BioNTech to slash 1,860 jobs, exit sites in Germany and Singapore in major manufacturing pullback

In an effort to reallocate resources to its growing oncology focus in the face of shrinking COVID-19 vaccine sales, German company BioNTech is slashing a large chunk of its manufacturing footprint, potentially lopping off 1,860 jobs in the process. 

The company plans to pull out of operations at its manufacturing sights in Singapore and in the German cities of Idar-Oberstein and Marburg, as well as at its CureVac subsidiary’s former headquarters in Tübingen, Germany, BioNTech said on Tuesday. 

BioNTech plans to exit from the three German sites by the end of 2027, while its Singapore operations should wind down in the first quarter of that year. The vaccine maker is “exploring divestment options” for each, such as a partial or total sale, it added. 

“BioNTech plans to align and consolidate its manufacturing network further where excess capacity is expected, due to evolving supply needs, mergers and acquisitions, BioNTech’s partners’ manufacturing capacities and completion of contracts,” the company noted in its first-quarter earnings press release

Each of the listed sites is expected to become “underutilized or idle” in the next 24 months, meaning that the closures won’t have an impact on supply or its contract obligations, according to BioNTech. The Singapore site closure was reported last month, with a spokesperson attributing the move to an effort to “align capacity with our clinical portfolio and long-term strategic direction.” 

The move speaks to a shift away from COVID-19 vaccine manufacturing, which has carried BioNTech's revenues so far, toward its plans for an oncology-focused future. By 2029, the changes to its manufacturing footprint are expected to help drive recurring annual savings to about 500 million euros ($585 million), which the company will devote to further advancing its oncology pipeline toward commercialization. 

In the first quarter, BioNTech recorded losses of 531.9 million euros ($622 million), while total revenues came out to 118.1 million euros ($138.2 million). The dwindling revenue, compared to 2025’s first-quarter haul of 182.8 million euros, was linked to lower revenues of Pfizer-partnered COVID vaccine Comirnaty. 

With lower COVID-19 revenues expected to continue in the U.S. and Europe, BioNTech is eying 2026 revenues between 2 billion euros and 2.3 billion euros.
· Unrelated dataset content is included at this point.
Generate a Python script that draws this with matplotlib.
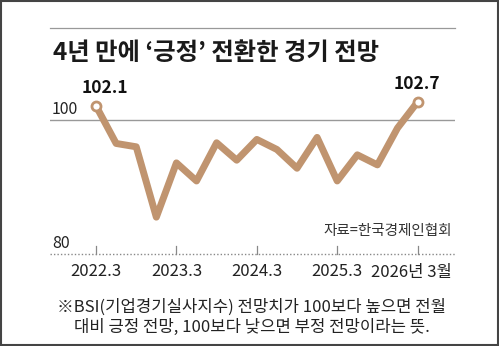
import matplotlib.pyplot as plt
from matplotlib.patches import Rectangle

plt.rcParams['font.family'] = ['Noto Sans CJK KR', 'DejaVu Sans']

# quarterly BSI outlook, 2022.3 -> 2026.3
quarters = ['2022.3', '2022.6', '2022.9', '2022.12',
            '2023.3', '2023.6', '2023.9', '2023.12',
            '2024.3', '2024.6', '2024.9', '2024.12',
            '2025.3', '2025.6', '2025.9', '2025.12', '2026.3']
bsi = [102.1, 96.5, 96.0, 85.5, 93.6, 90.9, 96.6, 94.0, 97.1,
       95.6, 92.8, 97.4, 90.9, 94.8, 93.3, 98.8, 102.7]
tick_idx = [0, 4, 8, 12, 16]
tick_labels = ['2022.3', '2023.3', '2024.3', '2025.3', '2026년 3월']

line_color = '#c0946f'
W, H = 499, 346

fig = plt.figure(figsize=(W / 100, H / 100), dpi=100)
fig.patch.set_facecolor('white')

# outer frame
fig.add_artist(Rectangle((0.002, 0.003), 0.996, 0.994, transform=fig.transFigure,
                         fill=False, edgecolor='#444444', linewidth=1.5))
# rule above title
fig.add_artist(plt.Line2D([50 / W, 455 / W], [1 - 28 / H, 1 - 28 / H],
                          transform=fig.transFigure, color='#999999', linewidth=0.9))
fig.text(53 / W, 1 - 53 / H, '4년 만에 ‘긍정’ 전환한 경기 전망', fontsize=17.5,
         fontweight='bold', va='center', ha='left', color='#1a1a1a')

ax = fig.add_axes([50 / W, 92 / H, 405 / W, 160.8 / H])
x = list(range(len(bsi)))
ax.set_xlim(-2.29, 17.86)
ax.set_ylim(80, 104)
for s in ax.spines.values():
    s.set_visible(False)
ax.set_xticks([])
ax.set_yticks([])
ax.patch.set_alpha(0)

ax.axhline(100, color='#999999', linewidth=1.0, zorder=1)
ax.axhline(80, color='#888888', linewidth=1.0, linestyle=(0, (1, 1.5)), zorder=1,
           clip_on=False)
ax.text(-2.2, 100.3, '100', fontsize=11.5, ha='left', va='bottom', color='#222222')
ax.text(-2.2, 80.3, '80', fontsize=11.5, ha='left', va='bottom', color='#222222')

for i in tick_idx:
    ax.plot([i, i], [80, 81.2], color='#888888', linewidth=0.9, clip_on=False)

ax.plot(x, bsi, color=line_color, linewidth=5, solid_joinstyle='round',
        solid_capstyle='butt', zorder=3)
ax.plot([x[0], x[-1]], [bsi[0], bsi[-1]], 'o', markersize=6.5,
        markerfacecolor='white', markeredgecolor=line_color, markeredgewidth=2,
        zorder=4)
ax.text(x[0] + 0.45, bsi[0] + 1.3, f'{bsi[0]}', fontsize=12.5, fontweight='bold',
        ha='center', va='bottom', color='#111111')
ax.text(x[-1] - 0.05, bsi[-1] + 1.3, f'{bsi[-1]}', fontsize=12.5, fontweight='bold',
        ha='center', va='bottom', color='#111111')

ax.text(17.7, 83.5, '자료=한국경제인협회', fontsize=10.5, ha='right', va='center',
        color='#333333')

for i, lab in zip(tick_idx, tick_labels):
    off = -0.3 if i == 16 else 0
    fig.text((96 + 20.1 * (i + off)) / W, 1 - 272 / H, lab, fontsize=12,
             ha='center', va='center', color='#222222')

fig.text(252 / W, 1 - 307 / H, '※BSI(기업경기실사지수) 전망치가 100보다 높으면 전월',
         fontsize=12, ha='center', va='center', color='#222222')
fig.text(252 / W, 1 - 327 / H, '대비 긍정 전망, 100보다 낮으면 부정 전망이라는 뜻.',
         fontsize=12, ha='center', va='center', color='#222222')

fig.savefig('out.png', dpi=100)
Last year, the company reported revenue of 2.9 billion euros from COVID-19 vaccine sales, which were up 4%. 

Anticipated sales declines for the vaccine in Germany will make the biggest dent in the company’s 2026 revenue, as BioNTech recognizes direct Comirnaty sales in its home country as opposed to the 50-50 profit split with Pfizer in all other markets. 

All of this occurs as the company’s board continues its search for a CEO successor to co-founder Uğur Şahin, M.D., who plans to depart by the end of the year, along with his wife, fellow co-founder and chief medical officer Özlem Türeci, M.D. The duo is splitting from BioNTech 18 years after its 2008 inception to start a new company, which will use BioNTech’s mRNA tech to create “next-generation mRNA innovations” with a license gifted on an “arm’s length basis” in exchange for a minority stake in the new company, plus milestone and royalty payments. 

Without the co-founders, who witnessed BioNTech’s meteoric rise from a small company to a major vaccines player over the pandemic, the company will work to become a “multi-product company by 2030” under new leadership. 

The drugmaker has several late-stage oncology programs in development, with a plan to continue “scaling the business for late-stage development and commercial readiness in oncology” while “remaining cost-disciplined,” it said in its first-quarter release. 

BioNTech may also “continue to evaluate appropriate corporate development opportunities,” it added.